「おはなし」の続き


米原といえば、醒ヶ井の鱒の姿鮨です。
中1のとき、下掲書*1でみて以来、1度いただきたいものだと思ってました。西宮在住の叔母からは、入手困難との話もきいていました。


高崎在勤時、夏の高校野球応援の団体臨時列車を組成、添乗したことがあります。
東海道本線の夜行で、朝食積み込みは米原。ならば鱒鮨か?と思っても、そこは団体列車ですから、自分の好みで決めるわけにもいきません。
結局万人向けのお弁当にするほかなかったのです。


昨秋の名阪ツアー。休暇がとれなかったため、本隊から1日遅れて寝台急行で東海道を下り、米原で合流することにしました。
名古屋から新幹線で来られたきさ家のお二人と駅でおちあい、お昼のお弁当を求めて、駅前の井筒屋に向かいます。
鱒姿鮨をなんとか入手できないか、事前に店と連絡をとっていたのですけど、やはり一定数まとまらないと無理だそうで、断念したのでした。
このときはみんなでいろんなお弁当を買って、湖畔で分けあっていただきました。


一見ふつうの幕の内風の「湖北のおはなし」昨晩じっくり味わってみて、その奥深さにふれたような気がしました。
おかずは鴨の炙り焼、鶏の鍬焼風、蒟蒻、玉子焼、葱とおあげのぬた、小芋丸煮、川海老、煮豆。香のものは梅干、山牛蒡、赤蕪。
ごはんは白おこわで、底に桜葉が敷かれ、ごく仄かな塩味を醸しています。
食後の飴がご愛嬌。とはいえ、抹茶味で、甘すぎず苦すぎず。デザートとお茶の機能をこれが果たしてしまうわけですね。
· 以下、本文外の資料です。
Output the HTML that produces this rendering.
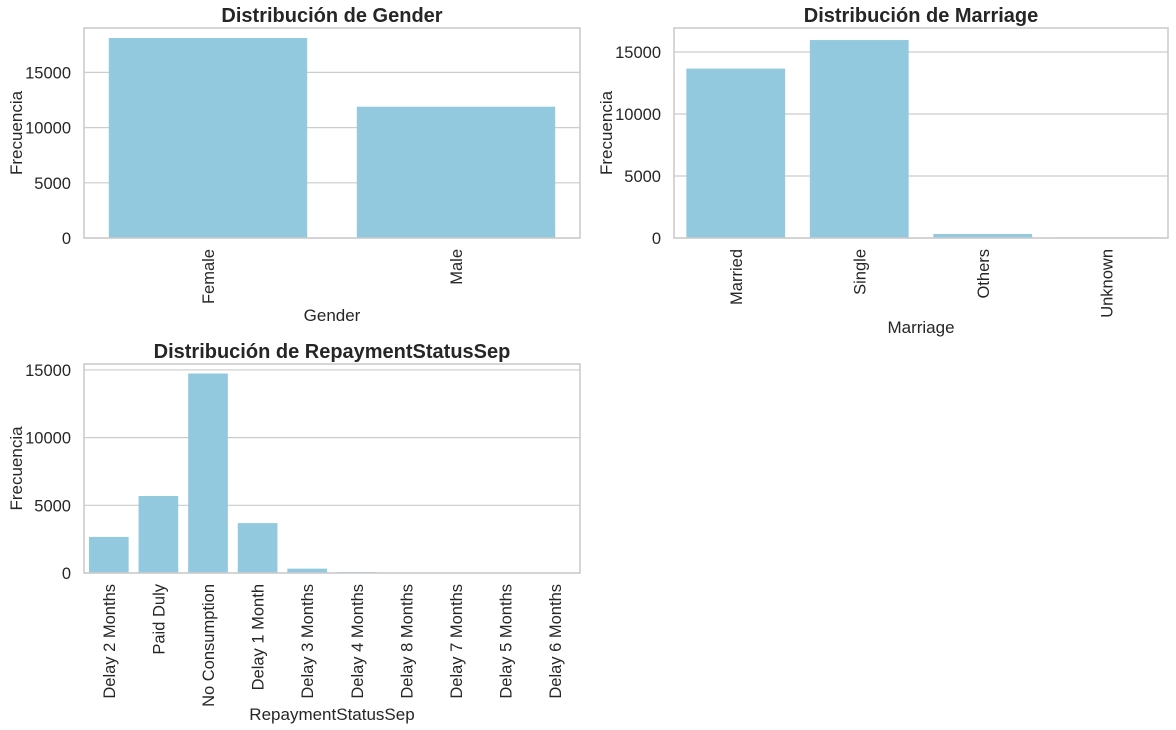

素朴、田舎風を装いながら、どれも淡い味付けで、素材を引き立てているのがみごと。
改めて感心したのは、お弁当の常として、さめた状態でいただくわけですけれど、ごはんもおかずも、本来熱いはずのものがさめている、という感じをまったくいだかせないこと。さましていただくのが最善、とさえ思ってしまうほどでした。
これは京文化なのか。坂東の料理屋は逆立ちしても出せない味わいなのか、といったらいいすぎでせうか。

*1:石井出雄「駅弁旅行」カラーブックス、保育社、初版1967年。